For the past year or so, it has been the trend in Japanese TV advertising to include search keywords, rather than URLs, in commercials. The ads typically use a fairly unique, sometimes made-up, word, appearing in a search-engine like box near the end of the commercial. Presumably using a keyword is intended to make it easy to remember; obviously they use odd or made-up words to increase the odds that the advertiser's site comes up first in the search results. I guess the concept of Google Bombs hasn't made it to Japan yet (I say in jest; currently there are half a million hits for "Google Bomb" and another 14400 hits for グーグル爆弾).
Anyway, it looks like the marketing team at Coca Cola Japan put the cart before the horse and has started running ads telling viewers to search for "(^^)" to learn more. It is the left-most commercial under "TVCM Collection" on Coke's site (with the girl smiling in front of a brick wall); I would post a link to the commercial directly, but the site is all flash. Near the end you see a search box at the bottom of the screen with "(^^)" in it.
The only problem is that most search engines don't let you search for all-punctuation keywords! 0 hits on Google; not even Google Japan. 0 hits on Yahoo! and live.com too. Oops.
Besides, "(^^)" is a Japanese emoticon (aka "smiley").
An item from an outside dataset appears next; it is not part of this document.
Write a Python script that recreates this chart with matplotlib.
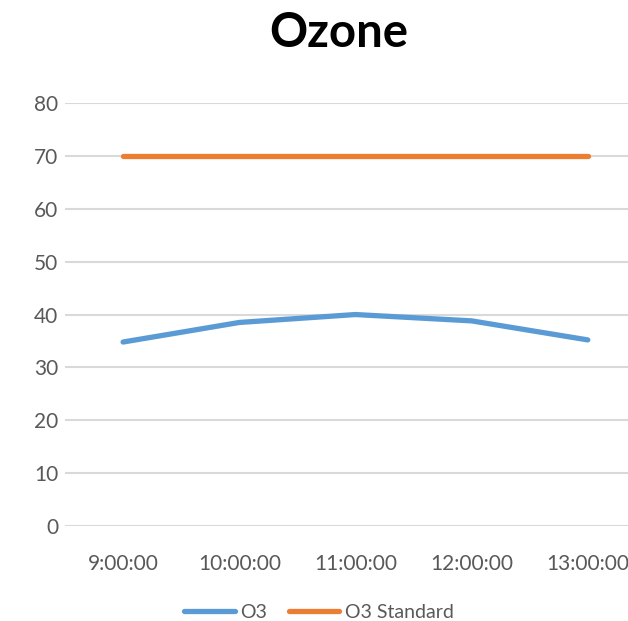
import matplotlib
matplotlib.use('Agg')
import matplotlib.pyplot as plt
import numpy as np

times = ['9:00:00', '10:00:00', '11:00:00', '12:00:00', '13:00:00']
o3 = [34.8, 38.5, 40.0, 38.8, 35.2]
o3_standard = [70, 70, 70, 70, 70]

plt.rcParams['font.family'] = ['Lato', 'DejaVu Sans']

fig = plt.figure(figsize=(6.28, 6.21), dpi=100)
ax = fig.add_axes([0.1035, 0.153, 0.925, 0.681])

x = np.arange(len(times))
ax.plot(x, o3, color='#5b9bd5', linewidth=3.8, solid_capstyle='round', solid_joinstyle='round', label='O3')
ax.plot(x, o3_standard, color='#ed7d31', linewidth=3.8, solid_capstyle='round', label='O3 Standard')

ax.set_xlim(-0.5, len(times) - 0.5)
ax.set_ylim(0, 80)
ax.set_yticks(range(0, 81, 10))
ax.set_xticks(x)
ax.set_xticklabels(times)
ax.yaxis.grid(True, color='#d9d9d9', linewidth=1.5)
ax.set_axisbelow(True)
for s in ax.spines.values():
    s.set_visible(False)
ax.tick_params(length=0, labelsize=15, colors='#595959')
ax.tick_params(axis='x', pad=20)
ax.tick_params(axis='y', pad=5)

fig.text(0.54, 0.947, 'Ozone', ha='center', va='center', fontsize=34, fontweight='bold', color='black')

leg = fig.legend(loc='center', bbox_to_anchor=(0.508, 0.014), ncol=2, frameon=False,
                 fontsize=14, handlelength=2.6, columnspacing=1.1, handletextpad=0.3,
                 labelcolor='#595959')

fig.savefig('out.png', dpi=100)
Assume search engines did return results for all-punctuation keywords -- could you imagine the number of results that would come up for something like ":)". In other words, the keyword isn't even unique, making it a terrible keyword even if you could actually search for it!
To Coca Cola Japan's credit, it looks like they had the sense to at least make special arrangements with Yahoo! Japan. Too bad it isn't still 1997. You'd think they would have at least tried their own search keyword in the other search engines (even the small fries) before they paid millions to promote their site using that keyword.